Geography period 5
Synopsis of John Hus
John Huss (1369-1415) was a Bohemian reformer. John Huss was ordained to the priesthood of the Roman Catholic Church in 1401, after receiving the bachelor's and master's degrees at the University of Prague. He became a powerful preacher of Roman doctrine, until he began to translate some of the sermons of John Wycliffe into the Bohemian language. These sermons moved him to cry out for reform in the Church, and a return to the authority of the Scriptures as the sole source of faith and doctrine for the Christian. He at once was branded a heretic, excommunicated, and his writings were suppressed. He found refuge outside of Prague, where he continued to preach, write, and study. The chief product of his pen concerning the Church developed the Wycliffe teachings concerning the universal priesthood of all believers, stating in no uncertain terms that Christ is the only Head of the church. In 1414 he was promised safe conduct by the Pope and the Emperor Sigismund to the Council of Constance to present his views. Instead of hearing him, the Council had him arrested, gave him a mock trial without the benefit of an advocate, and condemned him to death as a heretic.
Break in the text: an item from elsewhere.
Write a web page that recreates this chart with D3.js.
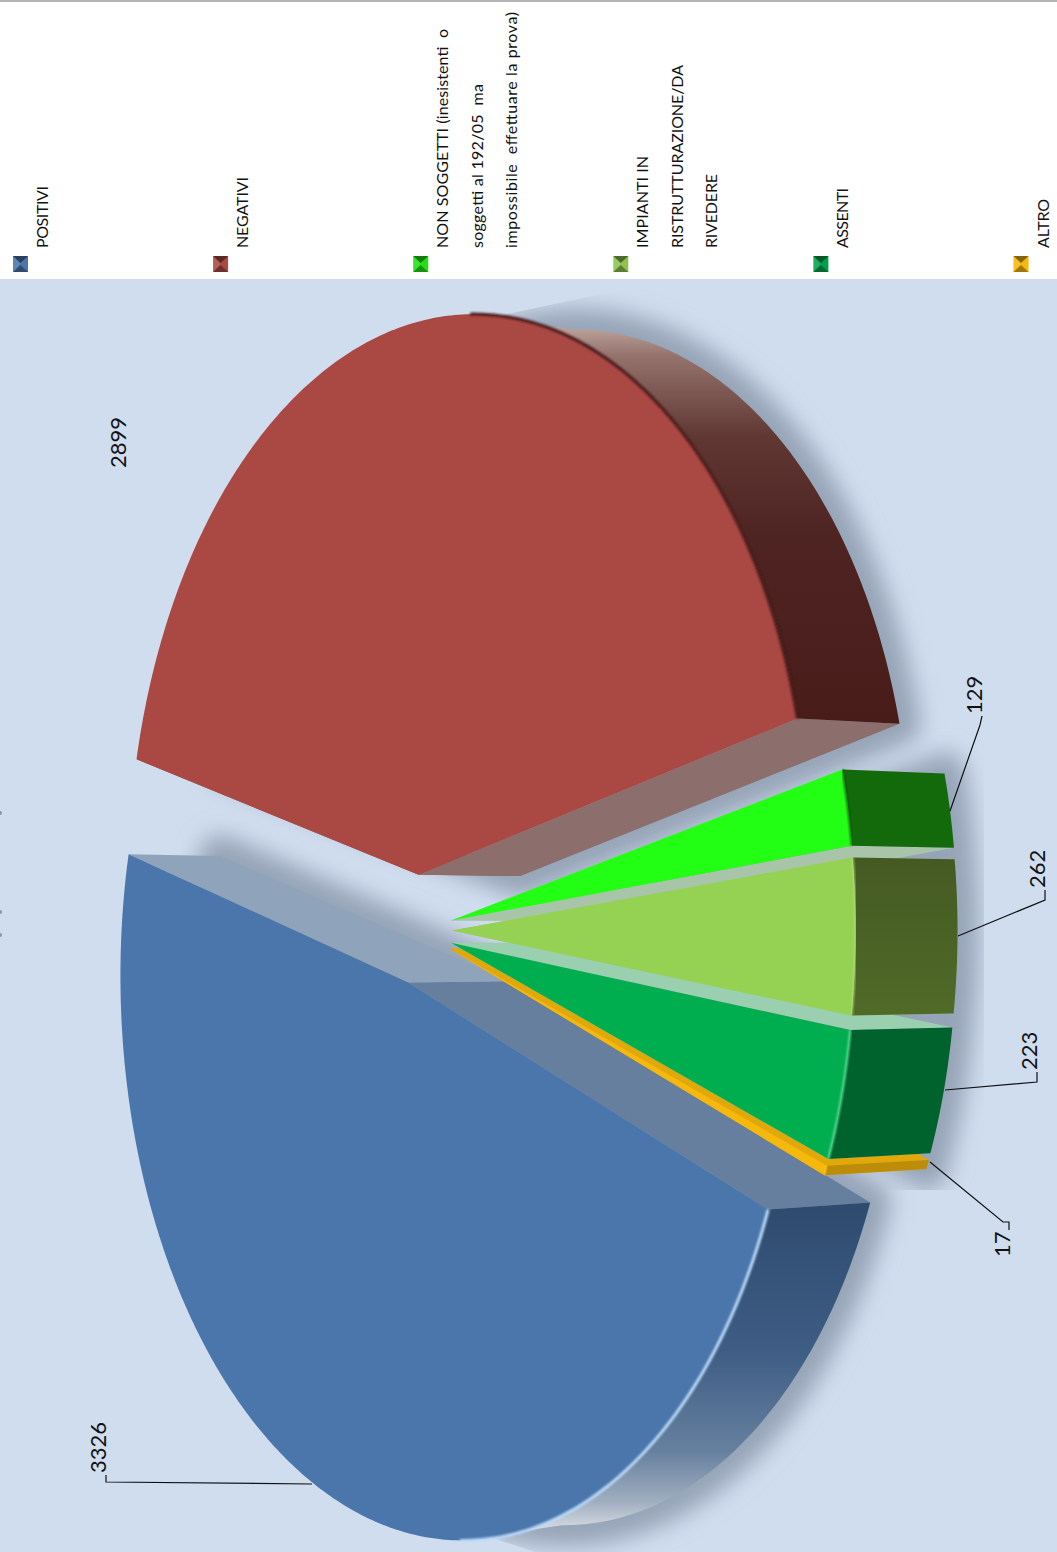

He was kept in prison for seven months before he was soon brought to be burned. As Huss stood before the stake he said, "In the truth of the Gospel which I have written, taught, and preached, I die willingly and joyfully today." Then the fire was kindled, and as the red tongues of flame driven by the wind from the Lake of Boden rose high around the body of the martyr, Huss sang, "Jesus Christ, the Son of the Living God, have mercy on me." The Pope dismissed his own broken promise of safe conduct to Huss with, "When dealing with heretics, one is not obligated to keep his word."